→ **TASK INSTRUCTIONS**: Extract the lines of the material below, beginning with the first and ending with the line that holds "(focushead) at (353.5,181)". Skip every picture.

---------- DATA LINES

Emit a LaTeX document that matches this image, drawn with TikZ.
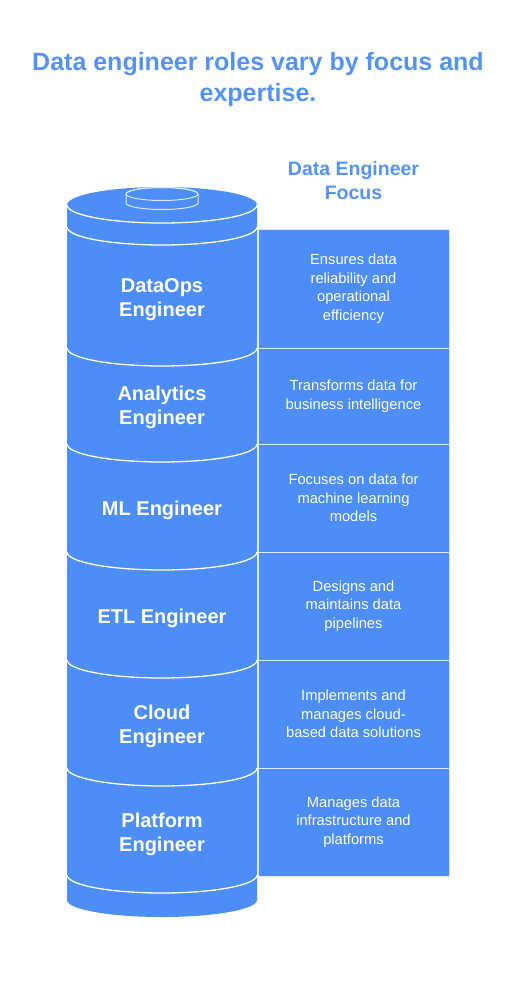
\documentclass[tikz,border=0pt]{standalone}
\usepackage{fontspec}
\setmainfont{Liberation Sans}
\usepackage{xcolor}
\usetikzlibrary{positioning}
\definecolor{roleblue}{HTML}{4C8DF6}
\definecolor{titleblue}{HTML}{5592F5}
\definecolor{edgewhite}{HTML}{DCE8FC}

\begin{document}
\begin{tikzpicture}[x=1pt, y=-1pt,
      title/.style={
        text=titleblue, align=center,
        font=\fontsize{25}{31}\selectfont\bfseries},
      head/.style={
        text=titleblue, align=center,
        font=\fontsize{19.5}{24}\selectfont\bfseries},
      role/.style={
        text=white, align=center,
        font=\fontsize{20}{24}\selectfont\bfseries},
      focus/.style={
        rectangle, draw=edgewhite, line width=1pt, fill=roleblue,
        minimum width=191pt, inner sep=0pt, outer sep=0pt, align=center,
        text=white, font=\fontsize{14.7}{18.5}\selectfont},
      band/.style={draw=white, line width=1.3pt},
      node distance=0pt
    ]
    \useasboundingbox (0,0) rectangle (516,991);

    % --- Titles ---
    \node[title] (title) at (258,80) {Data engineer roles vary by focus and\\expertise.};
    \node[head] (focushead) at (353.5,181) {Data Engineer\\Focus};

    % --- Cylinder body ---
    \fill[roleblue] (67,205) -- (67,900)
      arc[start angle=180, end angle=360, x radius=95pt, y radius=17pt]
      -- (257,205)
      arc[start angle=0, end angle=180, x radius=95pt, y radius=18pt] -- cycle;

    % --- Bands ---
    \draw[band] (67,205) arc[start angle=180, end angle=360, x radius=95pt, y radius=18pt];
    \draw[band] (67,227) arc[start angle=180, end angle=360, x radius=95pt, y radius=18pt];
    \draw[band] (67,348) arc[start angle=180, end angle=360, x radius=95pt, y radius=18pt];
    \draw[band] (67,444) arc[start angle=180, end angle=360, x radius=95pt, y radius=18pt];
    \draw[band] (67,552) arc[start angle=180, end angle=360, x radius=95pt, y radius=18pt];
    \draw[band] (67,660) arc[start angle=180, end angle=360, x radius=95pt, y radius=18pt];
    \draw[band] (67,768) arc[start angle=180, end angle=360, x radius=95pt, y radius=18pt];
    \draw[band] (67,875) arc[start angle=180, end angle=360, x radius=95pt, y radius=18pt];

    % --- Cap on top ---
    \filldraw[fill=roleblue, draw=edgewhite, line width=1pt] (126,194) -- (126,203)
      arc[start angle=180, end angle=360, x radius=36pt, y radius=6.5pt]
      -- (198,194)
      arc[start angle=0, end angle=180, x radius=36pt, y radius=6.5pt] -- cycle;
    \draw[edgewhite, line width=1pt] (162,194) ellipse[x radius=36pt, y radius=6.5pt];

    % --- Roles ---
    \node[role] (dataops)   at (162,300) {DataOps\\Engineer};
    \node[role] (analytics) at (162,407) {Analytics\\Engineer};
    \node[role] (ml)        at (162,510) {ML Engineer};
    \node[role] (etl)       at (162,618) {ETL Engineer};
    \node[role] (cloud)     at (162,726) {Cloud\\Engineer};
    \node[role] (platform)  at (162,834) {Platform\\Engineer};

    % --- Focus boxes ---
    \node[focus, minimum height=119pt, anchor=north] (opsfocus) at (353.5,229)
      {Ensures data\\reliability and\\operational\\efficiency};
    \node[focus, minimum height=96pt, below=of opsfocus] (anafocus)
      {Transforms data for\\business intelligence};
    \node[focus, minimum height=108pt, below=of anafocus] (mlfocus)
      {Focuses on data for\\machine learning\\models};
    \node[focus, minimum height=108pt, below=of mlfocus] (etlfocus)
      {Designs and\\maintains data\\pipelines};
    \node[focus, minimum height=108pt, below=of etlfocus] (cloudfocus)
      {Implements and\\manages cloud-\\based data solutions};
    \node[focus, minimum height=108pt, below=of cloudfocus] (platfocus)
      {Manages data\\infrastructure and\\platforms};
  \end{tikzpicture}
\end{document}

--------------------

→ **ANSWER TO THE TASK**:
Emit a LaTeX document that matches this image, drawn with TikZ.
\documentclass[tikz,border=0pt]{standalone}
\usepackage{fontspec}
\setmainfont{Liberation Sans}
\usepackage{xcolor}
\usetikzlibrary{positioning}
\definecolor{roleblue}{HTML}{4C8DF6}
\definecolor{titleblue}{HTML}{5592F5}
\definecolor{edgewhite}{HTML}{DCE8FC}

\begin{document}
\begin{tikzpicture}[x=1pt, y=-1pt,
      title/.style={
        text=titleblue, align=center,
        font=\fontsize{25}{31}\selectfont\bfseries},
      head/.style={
        text=titleblue, align=center,
        font=\fontsize{19.5}{24}\selectfont\bfseries},
      role/.style={
        text=white, align=center,
        font=\fontsize{20}{24}\selectfont\bfseries},
      focus/.style={
        rectangle, draw=edgewhite, line width=1pt, fill=roleblue,
        minimum width=191pt, inner sep=0pt, outer sep=0pt, align=center,
        text=white, font=\fontsize{14.7}{18.5}\selectfont},
      band/.style={draw=white, line width=1.3pt},
      node distance=0pt
    ]
    \useasboundingbox (0,0) rectangle (516,991);

    % --- Titles ---
    \node[title] (title) at (258,80) {Data engineer roles vary by focus and\\expertise.};
    \node[head] (focushead) at (353.5,181) {Data Engineer\\Focus};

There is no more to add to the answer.